Like any other printed circuit board, rigid PCBs are manufactured by following a particular procedure. Here, we will discuss each step in the entire manufacturing process.
- Material Preparation: The process begins with the bare production boards. These are cleaned using chemicals, before they are sent for the application of photo resist film. Generally an automated conveyor line is used to transport multiple pieces. The intention of this is to ensure that the boards do not get damaged in any way. It is also performed to ensure a fast manufacturing process.

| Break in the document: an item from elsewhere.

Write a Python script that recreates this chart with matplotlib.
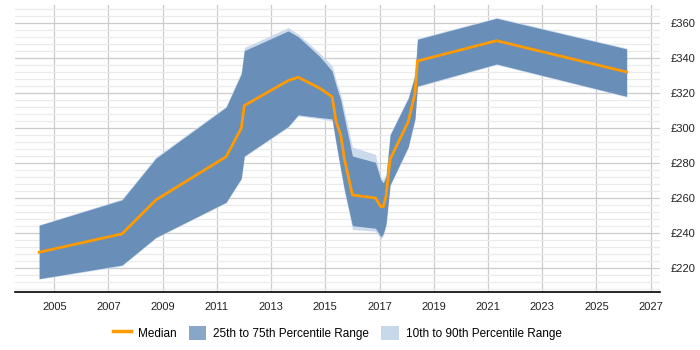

- Exposure of Circuit Pattern: Once the panels have undergone the application of the photo resist, the board is then laid with the various circuit artwork patterns. This process is performed by exposing the board to UV light, to help transfer the circuit images onto the production panels. This process can be performed to single or both sides of the board.
- Etching: With the circuit pattern having been transferred onto the board, the next step is etching. This is where circuit patterns are chemically etched onto the board. This process is performed by specialized handling equipment and automated chemical etching machines.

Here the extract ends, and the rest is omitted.